- **Exercise task**
Make an exact copy of the data below, leaving out every picture.
────
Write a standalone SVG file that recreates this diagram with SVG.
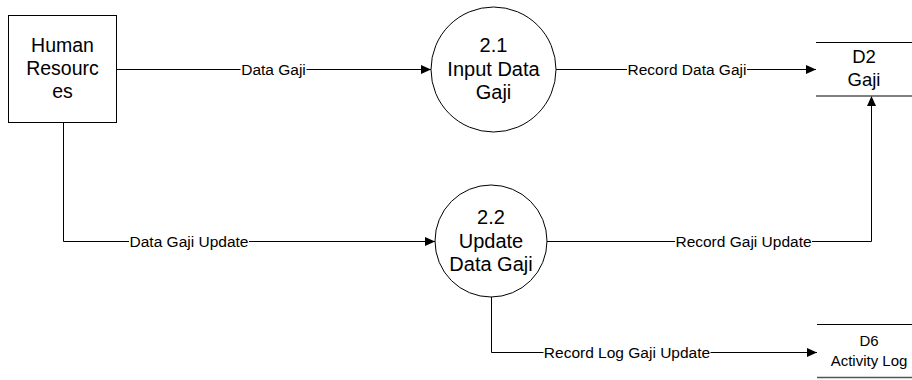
<svg xmlns="http://www.w3.org/2000/svg" width="912" height="380" viewBox="0 0 912 380">
  <style>
    .shape { fill: #ffffff; stroke: #000000; stroke-width: 1; }
    .node-text { font-family: "Liberation Sans", Arial, sans-serif; font-size: 19.5px; fill: #000000; text-anchor: middle; }
    .proc-text { font-family: "Liberation Sans", Arial, sans-serif; font-size: 20px; fill: #000000; text-anchor: middle; }
    .store-text { font-family: "Liberation Sans", Arial, sans-serif; font-size: 18.5px; fill: #000000; text-anchor: middle; }
    .store-small { font-family: "Liberation Sans", Arial, sans-serif; font-size: 15px; fill: #000000; text-anchor: middle; }
    .flow { fill: none; stroke: #000000; stroke-width: 1; }
    .label { font-family: "Liberation Sans", Arial, sans-serif; font-size: 15.5px; fill: #000000; text-anchor: middle; }
    .label-bg { fill: #ffffff; stroke: none; }
    .store-top { stroke: #000000; stroke-width: 1; }
    .store-bottom { stroke: #555555; stroke-width: 1.5; }
  </style>
  <defs>
    <marker id="arrow" viewBox="0 0 10 10" refX="10" refY="5" markerWidth="10" markerHeight="10" markerUnits="userSpaceOnUse" orient="auto">
      <path d="M0,0.5 L10,5 L0,9.5 Z" fill="#000000"/>
    </marker>
  </defs>
  <rect width="912" height="380" fill="#ffffff"/>

  <!-- data flows -->
  <g id="connectors">
    <g id="flow-data-gaji">
      <path class="flow" d="M116.5,69.5 H431" marker-end="url(#arrow)"/>
      <rect class="label-bg" x="240.5" y="60" width="66" height="18"/>
      <text class="label" x="273.5" y="75">Data Gaji</text>
    </g>
    <g id="flow-record-data-gaji">
      <path class="flow" d="M556,69.5 H816" marker-end="url(#arrow)"/>
      <rect class="label-bg" x="627" y="60" width="120" height="18"/>
      <text class="label" x="687" y="75">Record Data Gaji</text>
    </g>
    <g id="flow-data-gaji-update">
      <path class="flow" d="M63.5,123 V241.5 H435" marker-end="url(#arrow)"/>
      <rect class="label-bg" x="129" y="232" width="120" height="18"/>
      <text class="label" x="189" y="247">Data Gaji Update</text>
    </g>
    <g id="flow-record-gaji-update">
      <path class="flow" d="M547,241.5 H871.5 V96" marker-end="url(#arrow)"/>
      <rect class="label-bg" x="675" y="232" width="137" height="18"/>
      <text class="label" x="743.5" y="247">Record Gaji Update</text>
    </g>
    <g id="flow-record-log">
      <path class="flow" d="M491.5,297 V352.5 H817" marker-end="url(#arrow)"/>
      <rect class="label-bg" x="543.5" y="343" width="167" height="18"/>
      <text class="label" x="627" y="358">Record Log Gaji Update</text>
    </g>
  </g>

  <!-- external entity -->
  <g id="human-resources">
    <rect class="shape" x="8.5" y="15.5" width="108" height="107"/>
    <text class="node-text" x="62.5" y="52">Human</text>
    <text class="node-text" x="62.5" y="75">Resourc</text>
    <text class="node-text" x="62.5" y="98">es</text>
  </g>

  <!-- processes -->
  <g id="process-2-1">
    <circle class="shape" cx="493.5" cy="69.5" r="62.5"/>
    <text class="proc-text" x="493.5" y="52">2.1</text>
    <text class="proc-text" x="493.5" y="75.5">Input Data</text>
    <text class="proc-text" x="493.5" y="99">Gaji</text>
  </g>
  <g id="process-2-2">
    <circle class="shape" cx="491" cy="241" r="56"/>
    <text class="proc-text" x="491" y="224">2.2</text>
    <text class="proc-text" x="491" y="247.5">Update</text>
    <text class="proc-text" x="491" y="271">Data Gaji</text>
  </g>

  <!-- data stores -->
  <g id="store-d2">
    <line class="store-top" x1="816" y1="42.5" x2="912" y2="42.5"/>
    <line class="store-bottom" x1="816" y1="96" x2="912" y2="96"/>
    <text class="store-text" x="864" y="63">D2</text>
    <text class="store-text" x="864" y="86">Gaji</text>
  </g>
  <g id="store-d6">
    <line class="store-top" x1="817" y1="324.5" x2="912" y2="324.5"/>
    <line class="store-bottom" x1="817" y1="377.5" x2="912" y2="377.5"/>
    <text class="store-small" x="869" y="346">D6</text>
    <text class="store-small" x="869" y="366">Activity Log</text>
  </g>
</svg>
────
- **Answer**
Write a standalone SVG file that recreates this diagram with SVG.
<svg xmlns="http://www.w3.org/2000/svg" width="912" height="380" viewBox="0 0 912 380">
  <style>
    .shape { fill: #ffffff; stroke: #000000; stroke-width: 1; }
    .node-text { font-family: "Liberation Sans", Arial, sans-serif; font-size: 19.5px; fill: #000000; text-anchor: middle; }
    .proc-text { font-family: "Liberation Sans", Arial, sans-serif; font-size: 20px; fill: #000000; text-anchor: middle; }
    .store-text { font-family: "Liberation Sans", Arial, sans-serif; font-size: 18.5px; fill: #000000; text-anchor: middle; }
    .store-small { font-family: "Liberation Sans", Arial, sans-serif; font-size: 15px; fill: #000000; text-anchor: middle; }
    .flow { fill: none; stroke: #000000; stroke-width: 1; }
    .label { font-family: "Liberation Sans", Arial, sans-serif; font-size: 15.5px; fill: #000000; text-anchor: middle; }
    .label-bg { fill: #ffffff; stroke: none; }
    .store-top { stroke: #000000; stroke-width: 1; }
    .store-bottom { stroke: #555555; stroke-width: 1.5; }
  </style>
  <defs>
    <marker id="arrow" viewBox="0 0 10 10" refX="10" refY="5" markerWidth="10" markerHeight="10" markerUnits="userSpaceOnUse" orient="auto">
      <path d="M0,0.5 L10,5 L0,9.5 Z" fill="#000000"/>
    </marker>
  </defs>
  <rect width="912" height="380" fill="#ffffff"/>

  <!-- data flows -->
  <g id="connectors">
    <g id="flow-data-gaji">
      <path class="flow" d="M116.5,69.5 H431" marker-end="url(#arrow)"/>
      <rect class="label-bg" x="240.5" y="60" width="66" height="18"/>
      <text class="label" x="273.5" y="75">Data Gaji</text>
    </g>
    <g id="flow-record-data-gaji">
      <path class="flow" d="M556,69.5 H816" marker-end="url(#arrow)"/>
      <rect class="label-bg" x="627" y="60" width="120" height="18"/>
      <text class="label" x="687" y="75">Record Data Gaji</text>
    </g>
    <g id="flow-data-gaji-update">
      <path class="flow" d="M63.5,123 V241.5 H435" marker-end="url(#arrow)"/>
      <rect class="label-bg" x="129" y="232" width="120" height="18"/>
      <text class="label" x="189" y="247">Data Gaji Update</text>
    </g>
    <g id="flow-record-gaji-update">
      <path class="flow" d="M547,241.5 H871.5 V96" marker-end="url(#arrow)"/>
      <rect class="label-bg" x="675" y="232" width="137" height="18"/>
      <text class="label" x="743.5" y="247">Record Gaji Update</text>
    </g>
    <g id="flow-record-log">
      <path class="flow" d="M491.5,297 V352.5 H817" marker-end="url(#arrow)"/>
      <rect class="label-bg" x="543.5" y="343" width="167" height="18"/>
      <text class="label" x="627" y="358">Record Log Gaji Update</text>
    </g>
  </g>

  <!-- external entity -->
  <g id="human-resources">
    <rect class="shape" x="8.5" y="15.5" width="108" height="107"/>
    <text class="node-text" x="62.5" y="52">Human</text>
    <text class="node-text" x="62.5" y="75">Resourc</text>
    <text class="node-text" x="62.5" y="98">es</text>
  </g>

  <!-- processes -->
  <g id="process-2-1">
    <circle class="shape" cx="493.5" cy="69.5" r="62.5"/>
    <text class="proc-text" x="493.5" y="52">2.1</text>
    <text class="proc-text" x="493.5" y="75.5">Input Data</text>
    <text class="proc-text" x="493.5" y="99">Gaji</text>
  </g>
  <g id="process-2-2">
    <circle class="shape" cx="491" cy="241" r="56"/>
    <text class="proc-text" x="491" y="224">2.2</text>
    <text class="proc-text" x="491" y="247.5">Update</text>
    <text class="proc-text" x="491" y="271">Data Gaji</text>
  </g>

  <!-- data stores -->
  <g id="store-d2">
    <line class="store-top" x1="816" y1="42.5" x2="912" y2="42.5"/>
    <line class="store-bottom" x1="816" y1="96" x2="912" y2="96"/>
    <text class="store-text" x="864" y="63">D2</text>
    <text class="store-text" x="864" y="86">Gaji</text>
  </g>
  <g id="store-d6">
    <line class="store-top" x1="817" y1="324.5" x2="912" y2="324.5"/>
    <line class="store-bottom" x1="817" y1="377.5" x2="912" y2="377.5"/>
    <text class="store-small" x="869" y="346">D6</text>
    <text class="store-small" x="869" y="366">Activity Log</text>
  </g>
</svg>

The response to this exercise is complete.